Even if we continue to lose drones to radiation, damage, or inclement weather, they're still saving lives. That's truly an example of technology at its best.

 

Comments

10 Comments


  • briefer 2017-03-21

    Uh, guys…Use vacuum tubes! Heh.

    • sudian 2017-03-31

      Or maybe just large discrete transistors for everything. Back to the future.

  • Joe_M 2017-03-31

    Wouldn’t time be better spent to make a radiation proof coating for the plastic shell, then seal all sensitive components in a radiation proof plastic shell? That way one plastic is swapped out for another, retaining the light weight necessary for long flight times.

  • dougp01 2017-03-31

    There are Radiation-Hardened ICs available.  Is this not sufficient for these high levels?

    • Irving 2017-03-31

      I doubt there are radiation hardened versions of the industrial grade devices used in these drones. Even if there were radiation hardened devices these won’t cope with gamma rays at that level - my understanding is the hardened chip can survive and recover from the burst of gamma rays in the EMP from a bomb (even if it screws the program up) but this is a different scale of problem. Possible solution is a set of different processors acting in a m of n decision process, where m and n are significantly large, on the grounds that the radiation will affect different systems in different ways,. Or develop chips with integral error correction - but how big a word do you need to correct for multiple errors in a 16-bit value?

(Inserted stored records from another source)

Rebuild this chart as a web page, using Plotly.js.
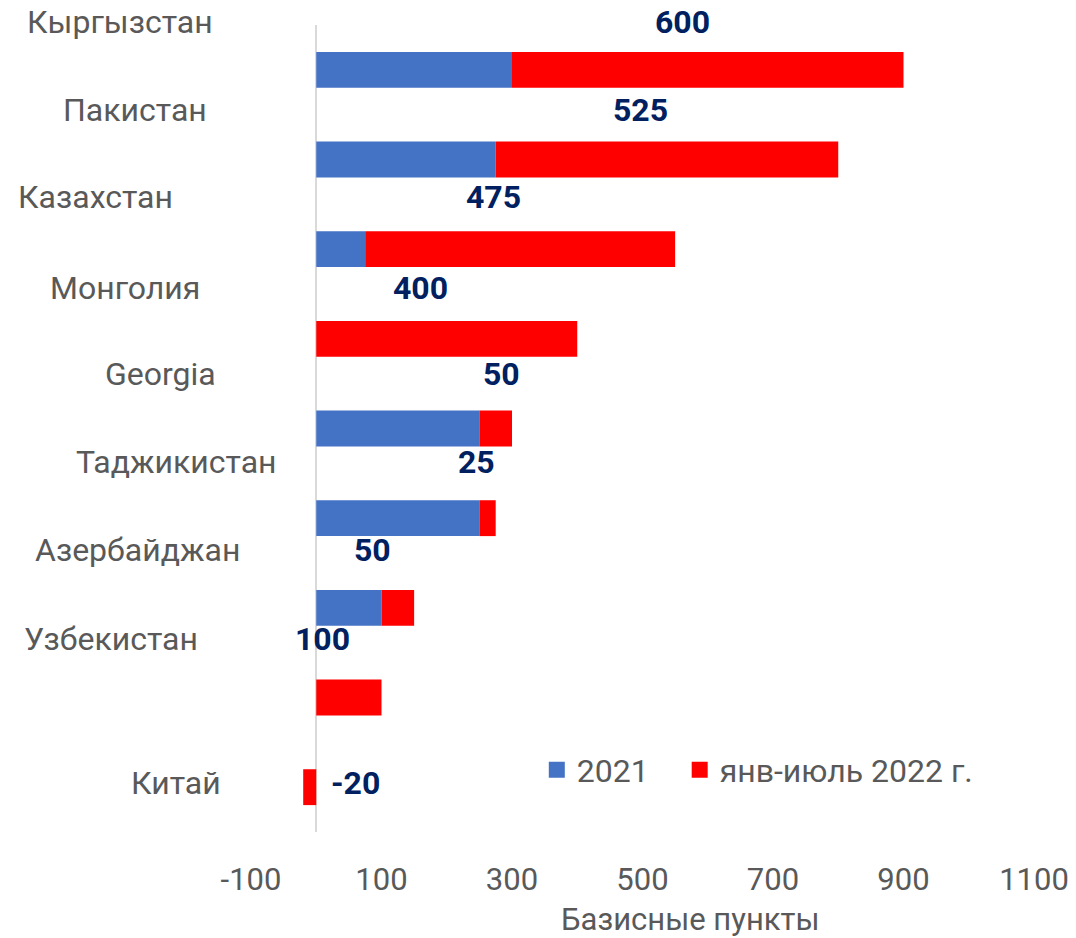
<!DOCTYPE html>
<html>
<head>
<meta charset="utf-8">
<script src="https://cdn.plot.ly/plotly-3.0.1.min.js"></script>
<style>html,body{margin:0;padding:0;background:#fff;}#chart{width:1076px;height:938px;}</style>
</head>
<body>
<div id="chart"></div>
<script>
// ---- data ----
const countries = ["Кыргызстан","Пакистан","Казахстан","Монголия","Georgia","Таджикистан","Азербайджан","Узбекистан","Китай"];
const values2021 = [300, 275, 75, 0, 250, 250, 100, 0, 0];
const values2022 = [600, 525, 475, 400, 50, 25, 50, 100, -20];
const seriesNames = ["2021", "янв-июль 2022 г."];
const xTicks = [-100, 100, 300, 500, 700, 900, 1100];
const xAxisTitle = "Базисные пункты";

// ---- styles / label placement (pixels) ----
const catLabelDX = [-196, -181, -221, -191, -156, -140, -179, -205, -140];
const rowLabelDY = [48, 50, 52, 51, 55, 56, 58, 59, 4];
const valLabelDX = [-25, -26, -27, -26, 6, -11, -25, -26, 46];

const FONT = "Roboto, 'Open Sans', sans-serif";
const GRAY = "#595959";
const BLUE = "#4472C4";
const RED = "#FF0000";
const NAVY = "#002060";

const traces = [
  {type: "bar", orientation: "h", y: countries, x: values2021, name: seriesNames[0],
   marker: {color: BLUE}, showlegend: false, hoverinfo: "x+y"},
  {type: "bar", orientation: "h", y: countries, x: values2022, name: seriesNames[1],
   base: values2022.map((v, i) => v < 0 ? 0 : values2021[i]),
   marker: {color: RED}, showlegend: false, hoverinfo: "x+y"},
  {type: "scatter", mode: "markers", x: [null], y: [null], name: seriesNames[0],
   marker: {color: BLUE, symbol: "square", size: 18}, legend: "legend"},
  {type: "scatter", mode: "markers", x: [null], y: [null], name: seriesNames[1],
   marker: {color: RED, symbol: "square", size: 18}, legend: "legend2"}
];

const annotations = [];
countries.forEach((c, i) => {
  annotations.push({
    xref: "x", yref: "y", x: 0, y: c, text: c, showarrow: false,
    xanchor: "center", yanchor: "middle", xshift: catLabelDX[i], yshift: rowLabelDY[i],
    font: {family: FONT, size: 32, color: GRAY}
  });
  const base = values2022[i] < 0 ? 0 : values2021[i];
  annotations.push({
    xref: "x", yref: "y", x: base + values2022[i] / 2, y: c, text: String(values2022[i]),
    showarrow: false, xanchor: "center", yanchor: "middle",
    xshift: valLabelDX[i], yshift: rowLabelDY[i],
    font: {family: FONT, size: 32, color: NAVY, weight: "bold"}
  });
});
annotations.push({
  xref: "paper", yref: "paper", x: 0.561, y: -0.109, text: xAxisTitle, showarrow: false,
  xanchor: "center", yanchor: "middle", font: {family: FONT, size: 31, color: GRAY}
});

const legendStyle = {
  orientation: "h", xanchor: "left", y: 0.077, yanchor: "middle",
  font: {family: FONT, size: 32, color: GRAY}, bgcolor: "rgba(0,0,0,0)"
};

const layout = {
  width: 1076, height: 938,
  margin: {l: 251, r: 42, t: 25, b: 106},
  paper_bgcolor: "#fff", plot_bgcolor: "#fff",
  barmode: "overlay", bargap: 0.6,
  font: {family: FONT, color: GRAY},
  xaxis: {
    range: [-100, 1100], tickvals: xTicks, ticktext: xTicks.map(String),
    showgrid: false, showline: false, ticks: "",
    zeroline: true, zerolinecolor: "#d9d9d9", zerolinewidth: 2,
    tickfont: {family: FONT, size: 31, color: GRAY}, ticklabelstandoff: 26
  },
  yaxis: {
    type: "category", range: [8.5, -0.5], showticklabels: false,
    showgrid: false, zeroline: false, showline: false, ticks: ""
  },
  showlegend: true,
  legend: Object.assign({}, legendStyle, {x: 0.365}),
  legend2: Object.assign({}, legendStyle, {x: 0.5475}),
  annotations: annotations
};

Plotly.newPlot("chart", traces, layout, {displayModeBar: false, staticPlot: true});
</script>
</body>
</html>
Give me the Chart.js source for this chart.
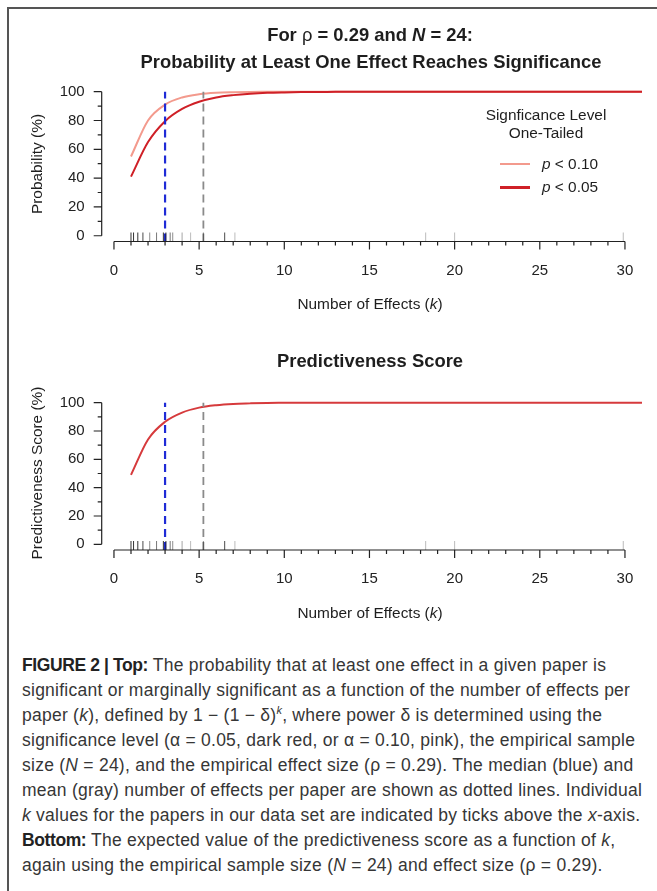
<!DOCTYPE html>
<html>
<head>
<meta charset="utf-8">
<script src="https://cdn.jsdelivr.net/npm/chart.js@4.4.0/dist/chart.umd.min.js"></script>
<style>
  body { margin: 0; background: #fff; width: 657px; height: 891px; overflow: hidden; position: relative;
         font-family: "Liberation Sans", Arial, sans-serif; }
  .frameTop { position: absolute; left: 7px; top: 7px; width: 650px; border-top: 2px solid #555; }
  .frameLeft { position: absolute; left: 7px; top: 7px; height: 884px; border-left: 2px solid #555; }
  canvas { position: absolute; left: 0; }
  .t { position: absolute; white-space: nowrap; color: #1e1e1e; transform: translate(-50%, -50%); font-size: 15.4px; }
  .b { font-weight: bold; font-size: 18.4px; }
  .rot { transform: translate(-50%, -50%) rotate(-90deg); }
  .sw { position: absolute; }
  .cap { position: absolute; left: 22px; top: 653px; font-size: 17.5px; letter-spacing: 0.25px; line-height: 25px;
         color: #363636; white-space: nowrap; }
  .cap b { letter-spacing: -0.4px; color: #222; }
  .cap sup { font-size: 11px; line-height: 0; }
</style>
</head>
<body>
<div class="frameTop"></div>
<div class="frameLeft"></div>

<canvas id="topChart" width="657" height="330" style="top:0"></canvas>
<canvas id="bottomChart" width="657" height="300" style="top:330px"></canvas>

<div class="t b" style="left:370px;top:35px">For <span style="font-weight:normal">ρ</span> = 0.29 and <i>N</i> = 24:</div>
<div class="t b" style="left:371px;top:62px">Probability at Least One Effect Reaches Significance</div>
<div class="t rot" style="left:37px;top:164px">Probability (%)</div>
<div class="t" style="left:370px;top:304px">Number of Effects (<i>k</i>)</div>

<div class="t" style="left:546px;top:115px">Signficance Level</div>
<div class="t" style="left:546px;top:133px">One-Tailed</div>
<div class="sw" style="left:500px;top:163px;width:30px;height:2px;background:#f39a8d"></div>
<div class="t" style="left:570px;top:164px"><i>p</i> &lt; 0.10</div>
<div class="sw" style="left:500px;top:185.5px;width:30px;height:3px;background:#cf2027"></div>
<div class="t" style="left:570px;top:187px"><i>p</i> &lt; 0.05</div>

<div class="t b" style="left:370px;top:361px">Predictiveness Score</div>
<div class="t rot" style="left:37px;top:473px">Predictiveness Score (%)</div>
<div class="t" style="left:370px;top:613px">Number of Effects (<i>k</i>)</div>

<div class="cap">
<b>FIGURE 2 | Top:</b> The probability that at least one effect in a given paper is<br>
significant or marginally significant as a function of the number of effects per<br>
paper (<i>k</i>), defined by 1 − (1 − δ)<sup><i>k</i></sup>, where power δ is determined using the<br>
significance level (α = 0.05, dark red, or α = 0.10, pink), the empirical sample<br>
size (<i>N</i> = 24), and the empirical effect size (ρ = 0.29). The median (blue) and<br>
mean (gray) number of effects per paper are shown as dotted lines. Individual<br>
<i>k</i> values for the papers in our data set are indicated by ticks above the <i>x</i>-axis.<br>
<b>Bottom:</b> The expected value of the predictiveness score as a function of <i>k</i>,<br>
again using the empirical sample size (<i>N</i> = 24) and effect size (ρ = 0.29).
</div>

<script>
// number of effects per paper
const kValues = [1, 2, 3, 4, 5, 6, 7, 8, 9, 10, 11, 12, 13, 14, 15, 16,
  17, 18, 19, 20, 21, 22, 23, 24, 25, 26, 27, 28, 29, 30, 31];

// probability (%) at least one effect significant, p < .10 and p < .05
const probP10 = [55, 80, 91, 96, 98.2, 99.2, 99.6, 99.8, 99.9, 100, 100, 100, 100, 100, 100, 100,
  100, 100, 100, 100, 100, 100, 100, 100, 100, 100, 100, 100, 100, 100, 100];
const probP05 = [41, 65, 79.5, 88, 93, 96, 97.6, 98.6, 99.2, 99.5, 99.7, 99.8, 99.9, 100, 100, 100,
  100, 100, 100, 100, 100, 100, 100, 100, 100, 100, 100, 100, 100, 100, 100];

// expected predictiveness score (%)
const predScore = [49, 74, 86.5, 93, 96.5, 98.2, 99.1, 99.5, 99.8, 99.9, 100, 100, 100, 100, 100, 100,
  100, 100, 100, 100, 100, 100, 100, 100, 100, 100, 100, 100, 100, 100, 100];

// k of individual papers (rug) and how dark each tick shows
const paperK =     [1, 1.15, 1.4, 1.7, 2.1, 2.5, 2.9, 3.05, 3.3, 3.45, 4.0, 4.5, 5.25, 6.5, 7.1, 18.3, 20, 29.9];
const paperShade = [0.9, 0.9, 0.9, 0.8, 0.5, 0.6, 0.9, 0.9, 0.6, 0.5, 0.4, 0.3, 0.5, 0.8, 0.3, 0.3, 0.3, 0.3];

const medianK = 3;
const meanK = 5.25;

const xTicks = [0, 5, 10, 15, 20, 25, 30];
const yTicks = [0, 20, 40, 60, 80, 100];

const tickFont = { family: '"Liberation Sans", Arial, sans-serif', size: 15 };

// R-style axes: offset lines that only span the tick range, plus the rug
const rAxes = {
  id: 'rAxes',
  afterDraw(chart) {
    const ctx = chart.ctx, xs = chart.scales.x, ys = chart.scales.y, a = chart.chartArea;
    ctx.save();
    ctx.strokeStyle = '#222';
    ctx.lineWidth = 1.2;
    ctx.beginPath();
    ctx.moveTo(a.left, ys.getPixelForValue(0));
    ctx.lineTo(a.left, ys.getPixelForValue(100));
    for (let v = 0; v <= 100; v += 10) {
      const len = v % 20 === 0 ? 8 : 4;
      const py = ys.getPixelForValue(v);
      ctx.moveTo(a.left - len, py);
      ctx.lineTo(a.left, py);
    }
    ctx.moveTo(xs.getPixelForValue(0), a.bottom);
    ctx.lineTo(xs.getPixelForValue(30), a.bottom);
    for (let v = 0; v <= 30; v++) {
      const len = v % 5 === 0 ? 8 : 4;
      const px = xs.getPixelForValue(v);
      ctx.moveTo(px, a.bottom);
      ctx.lineTo(px, a.bottom + len);
    }
    ctx.stroke();

    paperK.forEach((k, i) => {
      const px = xs.getPixelForValue(k);
      ctx.strokeStyle = 'rgba(30,30,30,' + paperShade[i] + ')';
      ctx.lineWidth = 1;
      ctx.beginPath();
      ctx.moveTo(px, a.bottom);
      ctx.lineTo(px, a.bottom - 9);
      ctx.stroke();
    });
    ctx.restore();
  }
};

function vLine(k, color, width, dash) {
  return {
    data: [{ x: k, y: -4 }, { x: k, y: 100 }],
    borderColor: color, borderWidth: width, borderDash: dash,
    pointRadius: 0, tension: 0, order: 0
  };
}

function curve(values, color, width, order) {
  return {
    data: kValues.map((k, i) => ({ x: k, y: values[i] })),
    borderColor: color, borderWidth: width,
    pointRadius: 0, cubicInterpolationMode: 'monotone', order: order
  };
}

function makePanel(id, datasets, padTop, padBottom) {
  new Chart(document.getElementById(id), {
    type: 'line',
    data: { datasets: datasets },
    options: {
      responsive: false,
      animation: false,
      events: [],
      layout: { padding: { left: 0, right: 11.6, top: padTop, bottom: padBottom } },
      plugins: { legend: { display: false }, tooltip: { enabled: false } },
      scales: {
        x: {
          type: 'linear', min: -0.72, max: 31.2,
          grid: { display: false, drawTicks: false }, border: { display: false },
          afterBuildTicks: s => { s.ticks = xTicks.map(v => ({ value: v })); },
          afterFit: s => { s.height = 40; },
          ticks: { padding: 20, font: tickFont, color: '#222', maxRotation: 0, autoSkip: false }
        },
        y: {
          min: -4, max: 104,
          grid: { display: false, drawTicks: false }, border: { display: false },
          afterBuildTicks: s => { s.ticks = yTicks.map(v => ({ value: v })); },
          afterFit: s => { s.width = 101.7; },
          ticks: { padding: 17, font: tickFont, color: '#222', autoSkip: false }
        }
      }
    },
    plugins: [rAxes]
  });
}

makePanel('topChart', [
  curve(probP10, '#f39a8d', 2, 2),
  curve(probP05, '#cf2027', 2, 1),
  vLine(medianK, '#1f2bd6', 2.2, [8, 5]),
  vLine(meanK, '#8a8a8a', 1.8, [8, 5])
], 85.9, 330 - 241.5 - 40);

makePanel('bottomChart', [
  curve(predScore, '#d63a3c', 2, 1),
  vLine(medianK, '#1f2bd6', 2.2, [8, 5]),
  vLine(meanK, '#8a8a8a', 1.8, [8, 5])
], 67, 300 - 220 - 40);
</script>
</body>
</html>
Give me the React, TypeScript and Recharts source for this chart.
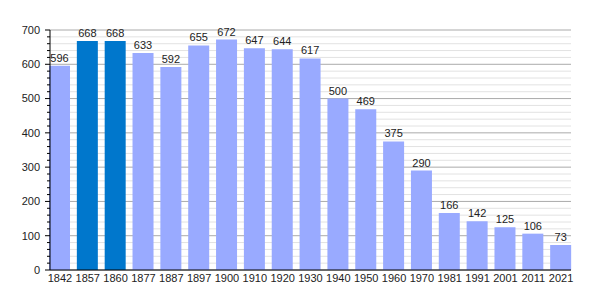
import React from "react"
import { BarChart, Bar, XAxis, YAxis, CartesianGrid, LabelList, Cell } from "recharts"

const years = ["1842", "1857", "1860", "1877", "1887", "1897", "1900", "1910", "1920", "1930", "1940", "1950", "1960", "1970", "1981", "1991", "2001", "2011", "2021"]
const population = [596, 668, 668, 633, 592, 655, 672, 647, 644, 617, 500, 469, 375, 290, 166, 142, 125, 106, 73]
const highlighted = ["1857", "1860"]
const yTicks = Array.from({ length: 36 }, (_, i) => i * 20)

const font = "'Liberation Sans', Arial, sans-serif"

const data = years.map((year, i) => ({ year, value: population[i] }))

// tick marks on the y axis: long ones with a label every 100, short ones in between
const YTick = (props: any) => {
  const { x, y, payload } = props
  const major = payload.value % 100 === 0
  return (
    <g>
      <line x1={x - (major ? 5 : 3)} x2={x} y1={y} y2={y} stroke="#000" strokeWidth={1} />
      {major && (
        <text x={x - 10} y={y} dy="0.35em" textAnchor="end" fontSize={11} fill="#222" fontFamily={font}>
          {payload.value}
        </text>
      )}
    </g>
  )
}

const GridLine = (props: any) => {
  const { x1, x2, y1, y2, index } = props
  const major = index % 5 === 0
  return <line x1={x1} x2={x2} y1={y1} y2={y2} stroke={major ? "#aaaaaa" : "#e2e2e2"} strokeWidth={1} />
}

export default function App() {
  return (
    <div style={{ position: "absolute", left: 0, top: 0, width: 600, height: 300, background: "#fff" }}>
      <BarChart width={600} height={300} data={data} margin={{ top: 30, right: 29, left: 0, bottom: 10 }}>
        <CartesianGrid vertical={false} horizontal={GridLine} />
        <XAxis
          dataKey="year"
          interval={0}
          tickSize={0}
          tickMargin={4}
          padding={{ left: -4, right: -4 }}
          axisLine={{ stroke: "#000" }}
          tick={{ fontSize: 11, fill: "#222", fontFamily: font }}
          height={20}
        />
        <YAxis
          width={50}
          domain={[0, 700]}
          ticks={yTicks}
          interval={0}
          tickLine={false}
          tickSize={0}
          tickMargin={0}
          axisLine={{ stroke: "#000" }}
          tick={<YTick />}
        />
        <Bar dataKey="value" barSize={21} isAnimationActive={false}>
          {data.map((d) => (
            <Cell key={d.year} fill={highlighted.includes(d.year) ? "#0077cc" : "#99aaff"} />
          ))}
          <LabelList dataKey="value" position="top" offset={4} fontSize={11} fill="#222" fontFamily={font} />
        </Bar>
      </BarChart>
    </div>
  )
}
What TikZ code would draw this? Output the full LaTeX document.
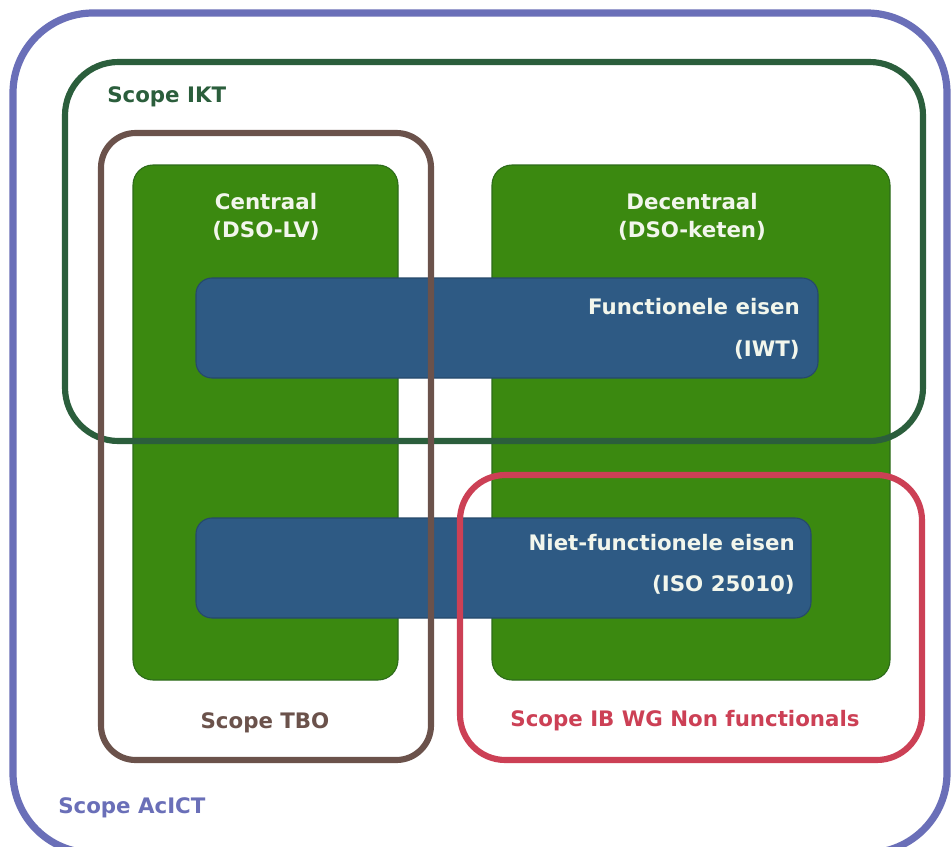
\documentclass[tikz,border=0pt]{standalone}
\usepackage{fontspec}
\setmainfont{DejaVu Sans}
\usepackage{tikz}

\definecolor{acict}{RGB}{106,111,184}
\definecolor{ikt}{RGB}{43,94,60}
\definecolor{tbo}{RGB}{107,82,75}
\definecolor{ibwg}{RGB}{204,64,85}
\definecolor{kolom}{RGB}{59,137,16}
\definecolor{kolomrand}{RGB}{45,107,26}
\definecolor{eisen}{RGB}{46,90,132}
\definecolor{eisenrand}{RGB}{38,73,107}
\definecolor{licht}{RGB}{242,246,236}

\tikzset{
  kolombox/.style={fill=kolom, draw=kolomrand, line width=0.8pt, rounded corners=15},
  eisenbox/.style={fill=eisen, draw=eisenrand, line width=0.8pt, rounded corners=12},
  scoperand/.style={line width=4.6pt},
  txt/.style={inner sep=0pt, font=\fontsize{16}{21}\selectfont\bfseries},
}

\begin{document}
\begin{tikzpicture}[x=0.75pt,y=0.75pt,yscale=-1,xscale=1]
\useasboundingbox (0,0) rectangle (951,847);
\clip (0,0) rectangle (951,847);
\fill[white] (0,0) rectangle (951,847);
% kolommen
\draw[kolombox] (133,165) rectangle (398,680);
\draw[kolombox] (492,165) rectangle (890,680);
\node[txt, text=licht, align=center] (centraal) at (266,217) {Centraal\\(DSO-LV)};
\node[txt, text=licht, align=center] (decentraal) at (692,217) {Decentraal\\(DSO-keten)};
% eisen
\draw[eisenbox] (196,278) rectangle (818,378);
\draw[eisenbox] (196,518) rectangle (811,618);
\node[txt, text=licht, anchor=east] (func) at (800,307) {Functionele eisen};
\node[txt, text=licht, anchor=east] (iwt) at (800,350) {(IWT)};
\node[txt, text=licht, anchor=east] (nfunc) at (795,543) {Niet-functionele eisen};
\node[txt, text=licht, anchor=east] (iso) at (795,585) {(ISO 25010)};
% scopes
\draw[scoperand, acict, line width=5.4pt, rounded corners=60] (13,13) rectangle (947,853);
\draw[scoperand, ikt, rounded corners=40] (65,62) rectangle (923,441);
\draw[scoperand, tbo, rounded corners=26] (101,133) rectangle (431,760);
\draw[scoperand, ibwg, rounded corners=34] (460,475) rectangle (922,760);
\node[txt, text=ikt, anchor=west] (sikt) at (107,97) {Scope IKT};
\node[txt, text=tbo] (stbo) at (265,723) {Scope TBO};
\node[txt, text=ibwg] (sibwg) at (685,721) {Scope IB WG Non functionals};
\node[txt, text=acict, anchor=west] (sacict) at (58,808) {Scope AcICT};
\end{tikzpicture}
\end{document}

    • Robin Mitchell 2017-04-02

      Not for 500 sieverts! That radiation level is so bad you would instantly die if you where exposed to it. I will always remember one fact an engineer told me at a nuclear site:

      “If you took a nuclear core and placed it in a room with no shielding and then you ran towards it as fast as you could, you would be dead before you could touch it”

      • Robin Mitchell 2017-04-02

        ^Should have mentioned that radiation-hardened ICs would have to have meters of shielding material as well for gamma. Alpha does not typically affect ICs, beta is the worse and gamma is…meh…depends. At the radiation levels present in the Fukushima site, while beta could be stopped, the gamma is just too intense.

  • gman6299 2017-04-01

    Drones why?
    Build on a better technology ( at the least fuse several technology’s)!
    Build a suit like the ones used for deep water exploration that is lead lined over a hydraulic or servo driven exoskeleton with a rebreather, develop a power source that is capable of powering it and has the needed mobility. Ah then you have the ability to do so much more and you have the guy right there that can make a decision on the spot of what to do next and maybe take corrective actions or at least take a closer look at something. There is nothing you will be able to do with the current transistor technology other then shielding it with lead or something dense enough to protect it from the gamma rays. But then will it fly, probably not !

    • Robin Mitchell 2017-04-02

      Sounds like a neat idea but no suit would survive in areas of 530 sieverts :( . The gamma would be too intense in such a place.

  • Mario Sr. 2017-04-04

    Discrete components is likely the best solution given the constraints (rad levels) but how you go about maximizing opetational time is what matters. Make drone body structures from long chain polymers to exyend life. Have an elecyronic package exchange station co-located nearby in which the active components can be ejected and reloaded for continuing operation. That is about the best you can expect with the extreme environs.